**Aim of the task:**
Give every line of the data again, unchanged, but with no pictures.
## START Material provided
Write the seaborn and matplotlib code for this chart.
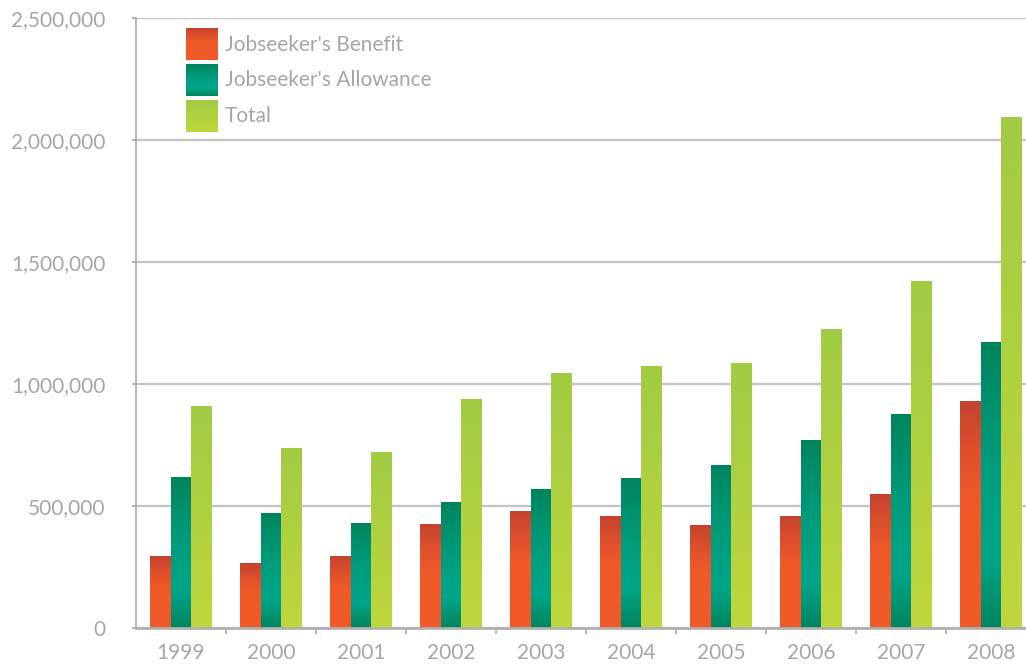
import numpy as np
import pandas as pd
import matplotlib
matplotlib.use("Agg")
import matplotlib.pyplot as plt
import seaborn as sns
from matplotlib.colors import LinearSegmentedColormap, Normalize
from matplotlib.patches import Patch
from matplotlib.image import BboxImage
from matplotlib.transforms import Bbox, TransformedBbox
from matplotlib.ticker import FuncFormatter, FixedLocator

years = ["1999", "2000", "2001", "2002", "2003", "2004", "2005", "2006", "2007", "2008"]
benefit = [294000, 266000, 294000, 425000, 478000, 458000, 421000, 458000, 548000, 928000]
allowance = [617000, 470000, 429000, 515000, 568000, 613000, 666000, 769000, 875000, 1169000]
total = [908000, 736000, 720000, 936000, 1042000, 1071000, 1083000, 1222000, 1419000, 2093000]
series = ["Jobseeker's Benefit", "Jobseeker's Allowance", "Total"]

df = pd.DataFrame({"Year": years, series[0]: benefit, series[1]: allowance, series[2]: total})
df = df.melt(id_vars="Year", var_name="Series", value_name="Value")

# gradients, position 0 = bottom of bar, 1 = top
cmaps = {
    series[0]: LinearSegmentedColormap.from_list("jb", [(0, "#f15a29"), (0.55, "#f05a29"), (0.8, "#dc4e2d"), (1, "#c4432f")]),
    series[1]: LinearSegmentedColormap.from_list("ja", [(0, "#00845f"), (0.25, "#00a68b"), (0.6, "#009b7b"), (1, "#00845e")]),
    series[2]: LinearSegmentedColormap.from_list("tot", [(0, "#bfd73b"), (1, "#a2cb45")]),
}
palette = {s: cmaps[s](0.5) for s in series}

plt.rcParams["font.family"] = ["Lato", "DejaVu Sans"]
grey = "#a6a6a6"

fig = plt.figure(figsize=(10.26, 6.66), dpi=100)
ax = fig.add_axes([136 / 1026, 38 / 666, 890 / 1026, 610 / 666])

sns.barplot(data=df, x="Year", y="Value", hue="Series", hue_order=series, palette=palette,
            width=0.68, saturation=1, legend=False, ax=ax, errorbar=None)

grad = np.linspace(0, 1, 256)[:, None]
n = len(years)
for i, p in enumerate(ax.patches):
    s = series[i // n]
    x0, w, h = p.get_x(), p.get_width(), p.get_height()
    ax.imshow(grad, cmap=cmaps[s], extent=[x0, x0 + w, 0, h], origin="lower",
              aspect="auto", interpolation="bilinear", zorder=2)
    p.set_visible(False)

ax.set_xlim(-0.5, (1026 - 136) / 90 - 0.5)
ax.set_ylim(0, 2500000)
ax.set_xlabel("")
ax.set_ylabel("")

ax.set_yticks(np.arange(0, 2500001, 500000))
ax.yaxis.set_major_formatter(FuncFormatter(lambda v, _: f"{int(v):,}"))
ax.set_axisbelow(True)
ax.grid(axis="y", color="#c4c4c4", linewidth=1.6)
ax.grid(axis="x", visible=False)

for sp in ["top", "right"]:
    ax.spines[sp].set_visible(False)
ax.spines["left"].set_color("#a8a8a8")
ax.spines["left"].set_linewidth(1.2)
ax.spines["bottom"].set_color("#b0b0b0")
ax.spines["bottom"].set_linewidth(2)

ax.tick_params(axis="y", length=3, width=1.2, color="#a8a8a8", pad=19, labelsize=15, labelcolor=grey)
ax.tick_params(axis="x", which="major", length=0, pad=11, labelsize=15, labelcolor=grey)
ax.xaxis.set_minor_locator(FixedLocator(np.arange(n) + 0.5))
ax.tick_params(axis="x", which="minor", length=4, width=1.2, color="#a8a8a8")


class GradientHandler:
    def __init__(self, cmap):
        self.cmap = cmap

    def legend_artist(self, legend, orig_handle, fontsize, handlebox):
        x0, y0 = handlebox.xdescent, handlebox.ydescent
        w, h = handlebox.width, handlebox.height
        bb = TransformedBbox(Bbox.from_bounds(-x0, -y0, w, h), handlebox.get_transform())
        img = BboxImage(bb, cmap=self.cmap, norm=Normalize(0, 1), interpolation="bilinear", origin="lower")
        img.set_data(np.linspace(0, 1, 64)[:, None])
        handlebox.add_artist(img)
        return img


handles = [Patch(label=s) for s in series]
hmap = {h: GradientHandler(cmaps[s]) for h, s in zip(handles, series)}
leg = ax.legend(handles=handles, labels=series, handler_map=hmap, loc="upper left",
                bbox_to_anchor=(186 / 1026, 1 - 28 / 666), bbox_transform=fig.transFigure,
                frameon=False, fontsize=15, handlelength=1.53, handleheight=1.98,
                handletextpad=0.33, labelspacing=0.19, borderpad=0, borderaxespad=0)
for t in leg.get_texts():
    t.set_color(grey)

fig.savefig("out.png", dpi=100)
## END Material provided
**Exercise solution:**
Write the seaborn and matplotlib code for this chart.
import numpy as np
import pandas as pd
import matplotlib
matplotlib.use("Agg")
import matplotlib.pyplot as plt
import seaborn as sns
from matplotlib.colors import LinearSegmentedColormap, Normalize
from matplotlib.patches import Patch
from matplotlib.image import BboxImage
from matplotlib.transforms import Bbox, TransformedBbox
from matplotlib.ticker import FuncFormatter, FixedLocator

years = ["1999", "2000", "2001", "2002", "2003", "2004", "2005", "2006", "2007", "2008"]
benefit = [294000, 266000, 294000, 425000, 478000, 458000, 421000, 458000, 548000, 928000]
allowance = [617000, 470000, 429000, 515000, 568000, 613000, 666000, 769000, 875000, 1169000]
total = [908000, 736000, 720000, 936000, 1042000, 1071000, 1083000, 1222000, 1419000, 2093000]
series = ["Jobseeker's Benefit", "Jobseeker's Allowance", "Total"]

df = pd.DataFrame({"Year": years, series[0]: benefit, series[1]: allowance, series[2]: total})
df = df.melt(id_vars="Year", var_name="Series", value_name="Value")

# gradients, position 0 = bottom of bar, 1 = top
cmaps = {
    series[0]: LinearSegmentedColormap.from_list("jb", [(0, "#f15a29"), (0.55, "#f05a29"), (0.8, "#dc4e2d"), (1, "#c4432f")]),
    series[1]: LinearSegmentedColormap.from_list("ja", [(0, "#00845f"), (0.25, "#00a68b"), (0.6, "#009b7b"), (1, "#00845e")]),
    series[2]: LinearSegmentedColormap.from_list("tot", [(0, "#bfd73b"), (1, "#a2cb45")]),
}
palette = {s: cmaps[s](0.5) for s in series}

plt.rcParams["font.family"] = ["Lato", "DejaVu Sans"]
grey = "#a6a6a6"

fig = plt.figure(figsize=(10.26, 6.66), dpi=100)
ax = fig.add_axes([136 / 1026, 38 / 666, 890 / 1026, 610 / 666])

sns.barplot(data=df, x="Year", y="Value", hue="Series", hue_order=series, palette=palette,
            width=0.68, saturation=1, legend=False, ax=ax, errorbar=None)

grad = np.linspace(0, 1, 256)[:, None]
n = len(years)
for i, p in enumerate(ax.patches):
    s = series[i // n]
    x0, w, h = p.get_x(), p.get_width(), p.get_height()
    ax.imshow(grad, cmap=cmaps[s], extent=[x0, x0 + w, 0, h], origin="lower",
              aspect="auto", interpolation="bilinear", zorder=2)
    p.set_visible(False)

ax.set_xlim(-0.5, (1026 - 136) / 90 - 0.5)
ax.set_ylim(0, 2500000)
ax.set_xlabel("")
ax.set_ylabel("")

ax.set_yticks(np.arange(0, 2500001, 500000))
ax.yaxis.set_major_formatter(FuncFormatter(lambda v, _: f"{int(v):,}"))
ax.set_axisbelow(True)
ax.grid(axis="y", color="#c4c4c4", linewidth=1.6)
ax.grid(axis="x", visible=False)

for sp in ["top", "right"]:
    ax.spines[sp].set_visible(False)
ax.spines["left"].set_color("#a8a8a8")
ax.spines["left"].set_linewidth(1.2)
ax.spines["bottom"].set_color("#b0b0b0")
ax.spines["bottom"].set_linewidth(2)

ax.tick_params(axis="y", length=3, width=1.2, color="#a8a8a8", pad=19, labelsize=15, labelcolor=grey)
ax.tick_params(axis="x", which="major", length=0, pad=11, labelsize=15, labelcolor=grey)
ax.xaxis.set_minor_locator(FixedLocator(np.arange(n) + 0.5))
ax.tick_params(axis="x", which="minor", length=4, width=1.2, color="#a8a8a8")


class GradientHandler:
    def __init__(self, cmap):
        self.cmap = cmap

    def legend_artist(self, legend, orig_handle, fontsize, handlebox):
        x0, y0 = handlebox.xdescent, handlebox.ydescent
        w, h = handlebox.width, handlebox.height
        bb = TransformedBbox(Bbox.from_bounds(-x0, -y0, w, h), handlebox.get_transform())
        img = BboxImage(bb, cmap=self.cmap, norm=Normalize(0, 1), interpolation="bilinear", origin="lower")
        img.set_data(np.linspace(0, 1, 64)[:, None])
        handlebox.add_artist(img)
        return img


handles = [Patch(label=s) for s in series]
hmap = {h: GradientHandler(cmaps[s]) for h, s in zip(handles, series)}
leg = ax.legend(handles=handles, labels=series, handler_map=hmap, loc="upper left",
                bbox_to_anchor=(186 / 1026, 1 - 28 / 666), bbox_transform=fig.transFigure,
                frameon=False, fontsize=15, handlelength=1.53, handleheight=1.98,
                handletextpad=0.33, labelspacing=0.19, borderpad=0, borderaxespad=0)
for t in leg.get_texts():
    t.set_color(grey)

fig.savefig("out.png", dpi=100)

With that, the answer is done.